Naturally, my love for Batman only increased after seeing the movie. I had all Batman school supplies when school started. (It’s a great comfort to have Batman staring at you from the cover of your spelling notebook). I was Batman for Halloween. Christmas was all Batman stuff, including, of course, a cherished VHS copy of the film.

That same fall, my dad bought a video camera for the first time. Since I had a book called Batman: The Official Guide to the Movie or some such thing, I decided that with the book and the video camera together I had everything I needed to make a movie of the same quality as Batman. And trust me, I knew everything about the production of that movie: Who the costume designer was, who the producers were, who did the music, who did the production design. I even knew the name of Michael Keaton’s stunt man. If that’s not devotion, I don’t know what is.

Thanks to Batman, then, I learned a whole hell of a lot about how movies were made for the very first time. As it turned out, taping me running around the yard in a Batman costume or my Joker action figure falling out of my tree house as an approximation of the film’s climactic scene didn’t exactly live up to the high standards set by the movie. My plans to film an elaborate Batman movie never materialized, but I never put down the video camera either. Years later, after the Batman junk hand long been relegated to the closet, I was still running around with the old camera, trying to make movies. Let’s hope none of those tapes ever see the light of day.

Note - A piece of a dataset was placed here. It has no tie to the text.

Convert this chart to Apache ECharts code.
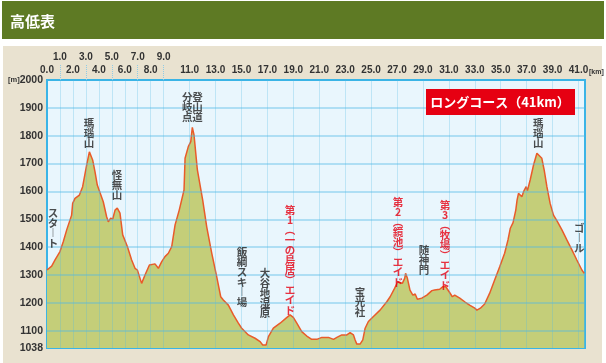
<!DOCTYPE html>
<html>
<head>
<meta charset="utf-8">
<script src="https://cdn.jsdelivr.net/npm/echarts@6/dist/echarts.min.js"></script>
<style>
html,body{margin:0;padding:0;background:#fff;}
#chart{width:606px;height:363px;}
</style>
</head>
<body>
<div id="chart"></div>
<script>
// ---- Data ----
const distanceKm = [0.0,0.36,0.62,1.0,1.26,1.52,1.9,1.98,2.16,2.5,2.75,3.06,3.27,3.52,3.7,3.88,4.34,4.6,4.73,4.91,5.07,5.25,5.42,5.63,5.84,6.2,6.53,6.79,6.97,7.3,7.56,7.9,8.33,8.59,8.85,9.1,9.36,9.62,9.88,10.2,10.57,10.65,10.9,11.09,11.21,11.34,11.6,12.01,12.32,12.71,13.09,13.4,13.6,13.99,14.38,14.76,15.02,15.53,16.05,16.44,16.64,16.9,17.08,17.46,17.98,18.44,18.75,19.0,19.27,19.65,20.04,20.42,20.81,21.2,21.71,22.1,22.36,22.74,23.13,23.38,23.64,23.77,23.9,24.15,24.36,24.54,24.79,25.18,25.69,26.21,26.47,26.81,27.07,27.2,27.41,27.59,27.66,27.8,28.0,28.22,28.4,28.57,28.91,29.3,29.69,29.9,30.29,30.54,30.76,31.02,31.27,31.45,31.58,31.84,32.22,32.6,33.0,33.16,33.43,33.76,34.14,34.53,34.92,35.3,35.56,35.74,35.95,36.16,36.26,36.37,36.63,36.76,36.96,37.06,37.27,37.53,37.79,37.91,38.17,38.35,38.56,38.81,39.07,39.33,39.72,40.1,40.49,40.87,41.26,41.44];
const elevationM = [1318,1332,1354,1384,1420,1462,1515,1557,1575,1587,1617,1695,1742,1713,1671,1623,1563,1509,1491,1504,1501,1533,1540,1522,1444,1402,1354,1324,1318,1270,1300,1336,1340,1324,1348,1366,1378,1402,1480,1533,1605,1719,1761,1779,1830,1803,1677,1569,1473,1378,1294,1222,1210,1192,1157,1127,1109,1085,1073,1061,1049,1049,1079,1109,1127,1145,1157,1148,1127,1097,1081,1069,1069,1076,1076,1069,1076,1085,1085,1093,1085,1067,1052,1052,1067,1109,1133,1151,1174,1204,1222,1252,1276,1282,1270,1288,1306,1288,1246,1228,1232,1213,1217,1228,1244,1246,1249,1258,1258,1240,1222,1228,1232,1217,1204,1192,1181,1174,1181,1196,1234,1282,1330,1378,1426,1468,1488,1533,1569,1593,1581,1599,1617,1603,1641,1695,1737,1737,1719,1677,1617,1557,1515,1495,1462,1426,1390,1354,1318,1306];

const xTicksLower = [0,2,4,6,8,11,13,15,17,19,21,23,25,27,29,31,33,35,37,39,41];
const xTicksUpper = [1,3,5,7,9];
const xGridKm = [1,2,3,4,5,6,7,8,9,11,13,15,17,19,21,23,25,27,29,31,33,35,37,39,41];
const yTicks = [1038,1100,1200,1300,1400,1500,1600,1700,1800,1900,2000];
const yGrid = [1100,1200,1300,1400,1500,1600,1700,1800,1900];

// point annotations: name, anchor km, anchor elevation (top of text), kind
const noteNames = ['瑪瑙山','怪無山','スタ︱ト','分岐点','登山道','飯綱スキ︱場','大谷地湿原','第1︵一の鳥居︶エイド','宝光社','第2︵鏡池︶エイド','随神門','第3︵牧場︶エイド','瑪瑙山','ゴ︱ル'];
const noteKm    = [3.24,5.40,0.46,10.82,11.6,15.05,16.82,18.75,24.15,27.08,29.09,30.71,37.89,41.05];
const noteElev  = [1864,1677,1541,1957,1957,1401,1325,1551,1257,1580,1408,1569,1864,1487];
const noteKind  = ['place','place','place','place','place','place','place','aid','place','aid','place','aid','place','place'];

const courseTitle = 'ロングコース（41km）';
const pageTitle = '高低表';

// ---- Chart ----
const chart = echarts.init(document.getElementById('chart'), null, {renderer:'canvas'});
const profile = distanceKm.map((d,i)=>[d, elevationM[i]]);
const JP = '"Noto Sans CJK JP", "Noto Sans", sans-serif';
const NUM = '"Liberation Sans", Arial, sans-serif';

const option = {
  animation: false,
  backgroundColor: '#ffffff',
  graphic: [
    {type:'rect', z:-20, shape:{x:2,y:1,width:602,height:38}, style:{fill:'#5e7a24'}},
    {type:'text', z:-19, style:{text:pageTitle, x:10, y:21, fill:'#ffffff', font:'bold 15px '+JP, verticalAlign:'middle'}},
    {type:'rect', z:-20, shape:{x:3,y:46,width:599,height:317}, style:{fill:'#e9e2d0'}},
    {type:'text', z:-19, style:{text:'[km]', x:589, y:72, fill:'#333', font:'bold 7px '+NUM, verticalAlign:'middle'}},
    {type:'rect', z:100, shape:{x:426,y:89,width:149,height:26}, style:{fill:'#e60012'}},
    {type:'text', z:101, style:{text:courseTitle, x:500, y:102.5, fill:'#ffffff', font:'bold 13px '+JP, align:'center', verticalAlign:'middle'}}
  ],
  grid: {left:47, right:21, top:80, bottom:15, show:true, backgroundColor:'#e9f6fd', borderColor:'#3ab4e6', borderWidth:2, z:0},
  xAxis: [
    {type:'value', position:'top', min:0, max:41.5, interval:1,
     axisLine:{show:false}, axisTick:{show:false}, splitLine:{show:false},
     axisLabel:{margin:5, color:'#333', fontSize:10, fontWeight:'bold', fontFamily:NUM,
       formatter: v => xTicksLower.includes(v) ? v.toFixed(1) : ''}},
    {type:'value', position:'top', min:0, max:41.5, interval:1,
     axisLine:{show:false}, splitLine:{show:false},
     axisTick:{show:true, customValues:xTicksUpper, length:16, lineStyle:{type:'dotted', color:'#8fcbe6', width:1}},
     axisLabel:{margin:18, color:'#333', fontSize:10, fontWeight:'bold', fontFamily:NUM,
       formatter: v => xTicksUpper.includes(v) ? v.toFixed(1) : ''}}
  ],
  yAxis: {type:'value', min:1038, max:2000,
    axisLine:{show:false}, axisTick:{show:false}, splitLine:{show:false},
    axisLabel:{customValues:yTicks, margin:4, color:'#333', fontSize:10.5, fontWeight:'bold', fontFamily:NUM,
      formatter: v => v === 2000 ? '{u|[m]}2000' : String(v),
      rich:{u:{fontSize:7.5, fontWeight:'bold', color:'#333', fontFamily:NUM}}}},
  series: [
    {type:'line', data:profile, xAxisIndex:0, symbol:'none', z:2,
     lineStyle:{width:0}, areaStyle:{color:'#c4ce79', opacity:1, origin:'start'}},
    {type:'line', data:[[0,1038]], xAxisIndex:0, symbol:'none', z:3, lineStyle:{width:0},
     markLine:{silent:true, symbol:['none','none'], label:{show:false}, animation:false,
       data: [
         ...yGrid.map(v=>({yAxis:v, lineStyle:{type:'solid', width:2, color:'rgba(80,185,230,0.38)'}})),
         ...xGridKm.map(v=>({xAxis:v, lineStyle:{type:'solid', width:1, color:'rgba(80,185,230,0.28)'}}))
       ]}},
    {type:'line', data:profile, xAxisIndex:0, symbol:'none', z:4,
     lineStyle:{width:1.5, color:'#e95b2a'}},
    {type:'scatter', xAxisIndex:0, symbolSize:0, z:5, silent:true,
     data: noteNames.map((n,i)=>({name:n, value:[noteKm[i], noteElev[i]],
       label:{color: noteKind[i]==='aid' ? '#e60012' : '#222'}})),
     label:{show:true, position:'bottom', distance:0, fontSize:10.5, lineHeight:10, fontWeight:'bold', fontFamily:JP,
       formatter: p => Array.from(p.name).join('\n')}}
  ]
};
chart.setOption(option);
</script>
</body>
</html>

So that’s what I think about, twenty years later, when I see that iconic black and gold poster. I don’t think I’ve ever, before or since, gone quite so crazy over a movie. When I watch it now, all those memories come flooding back—I’m at the beach again, cracking open a pack of Batman cards while some 80s dude walks down the boardwalk wearing a dirty Batman T-shirt. It makes me just the tiniest bit less cynical about Hollywood when I stop and remember that movies can do that. Just the tiniest bit.